Of course, Lexi guided me through this process and it was such a great learning experience for me. I used a combination of Lexi’s anvil to begin the basic forming and then moved on to her tablespoon stake to create the gentle curve. It’s called a tablespoon stake because it has a spoon shape that is perfect for creating gentle curves. I had to anneal the piece several times to soften it after it was hardened by all the hammer blows. Did I mention how fascinating this process is to me? Ultimately, my comfort level with pliers, from my wire wrapping, led me to finish the final curve using pliers rather than shaping it on the stake. Hey, there’s more than one way to do something, right?
And yes, I have to find an anvil! I have my bench anvil (4″ square), but I need/want a real anvil. The kind farriers use! There are some local horse shoe suppliers and maybe I can purchase one through them. I’m hoping to find one locally so I won’t have to pay to have one shipped! I’ve looked for good used anvils, but so far, no luck. The quest for the right anvil begins in earnest.
I continue to work on the hand made chain. Lexi has seen it and based on its complexity, she confirmed that it will take me a while to finish it! That’s me, pick something that requires a lot for my first attempt! I know I’m going to love it when it’s finished.
An added bonus, Lexi had started her blog, The Torch, and made her first post today. If you haven’t seen it, I hope you will check it out and leave a comment for her too. I know she’d enjoy hearing from you!
All for now, until next time, here’s wishing all of you a great week of creativity. Strive to be more as an artist and a person!
At the start of this, I had no idea what went into the process. I think I am approaching the completion of this piece and I am truly amazed at how long it has taken me. Now there were some personal circumstances that hindered my ability to spend as much time on this as I normally would. However, I may just be on this learning curve and it is taking me a lot of time.
Fortunately, I can give you an idea of where the chain is headed. In my last post, I know a number of you could tell how much I loved these little leaves and wanted to incorporate them into the chain. A fellow silversmith and blogger, Nicola Callow, suggested adding the leaves as links or making different solder points to keep the leaves. My mentor, Lexi Erickson, suggested having the leaves as part of the main focal point. Well, all of their suggestions added to what I thought I could do, and this is the result of having the leaves in this chain.

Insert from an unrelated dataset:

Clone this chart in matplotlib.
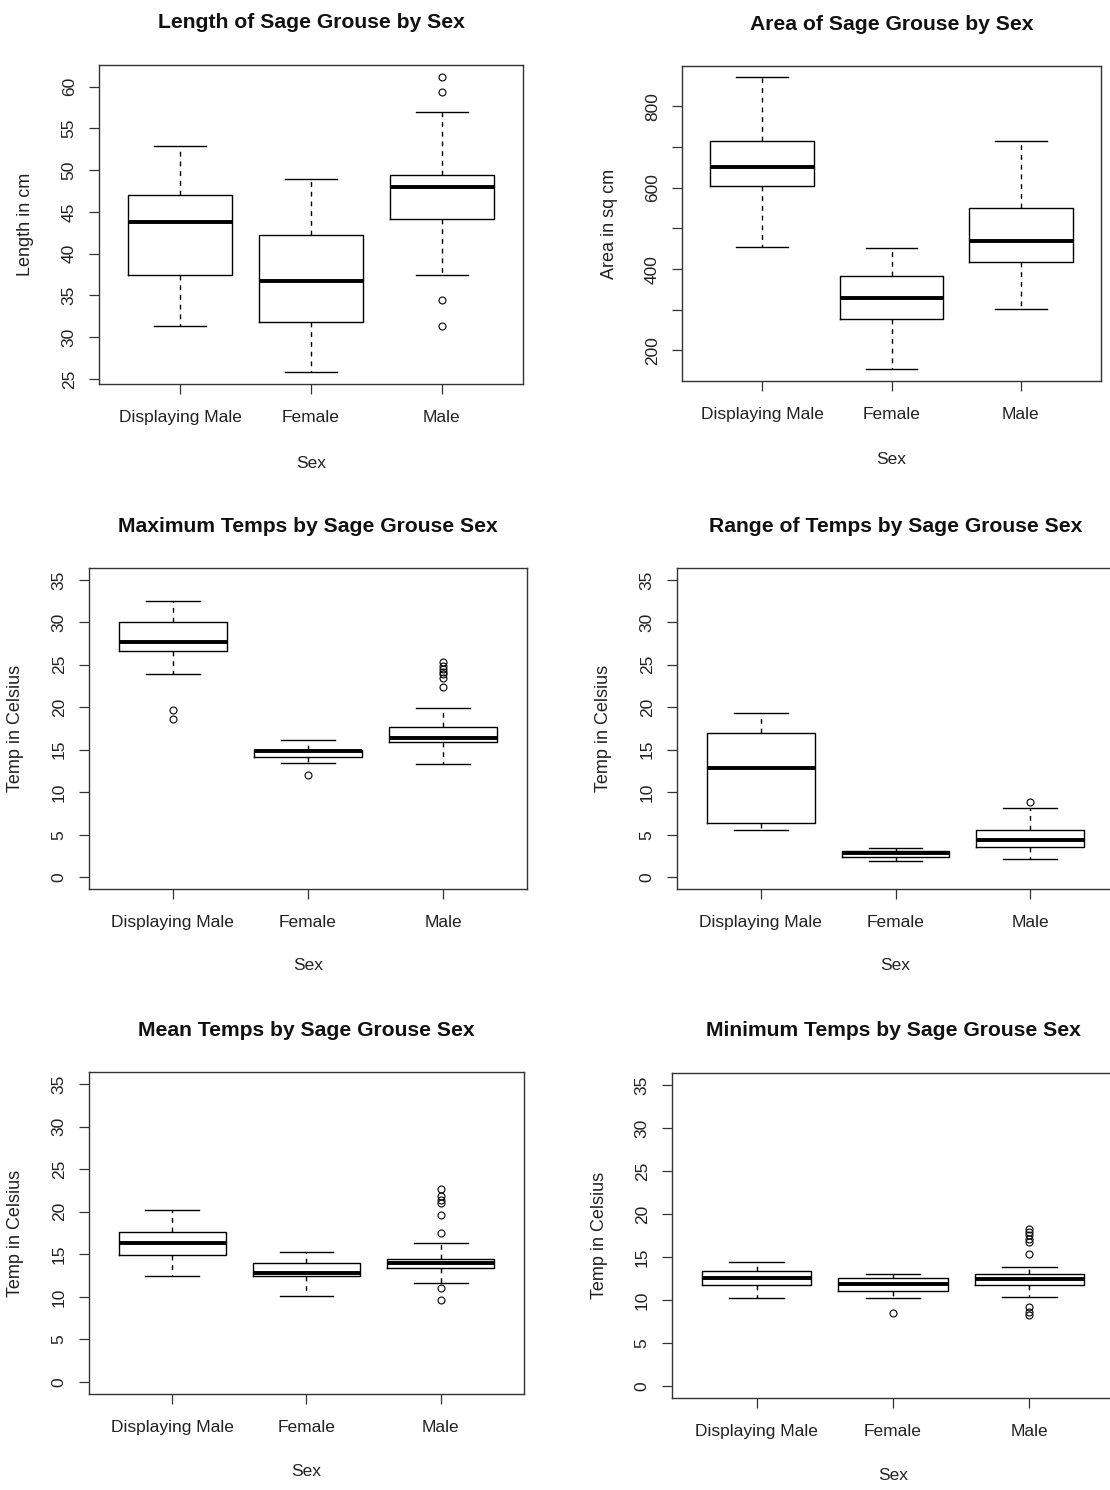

I still want to pursue Nic’s idea of having leaf chain links and that will be for another chain. I hope I have the strength…or rather the time. I think this necklace will be a cumulation of Nic, Lexi, and my take on things.
Right now I have to cut some more links that form the off center marquis shape for the double links between the oval links. I am using square Argentium silver wire for those links and I’m adding some texture to them. I’m certain there is a more efficient way to complete the stages that build the chain segments, but I haven’t figured that out yet.
I do think I will want to add a patina of some sort to this one. JAX has a nice pewter patina that I will consider, or maybe I’ll just use good ole Liver of Sulpher gel. I will post a picture of the finished chain. When I take breaks from working on this piece, I have worked on a new design for earrings and a matching pendant…pictures to come. And I’ve been working on glass too.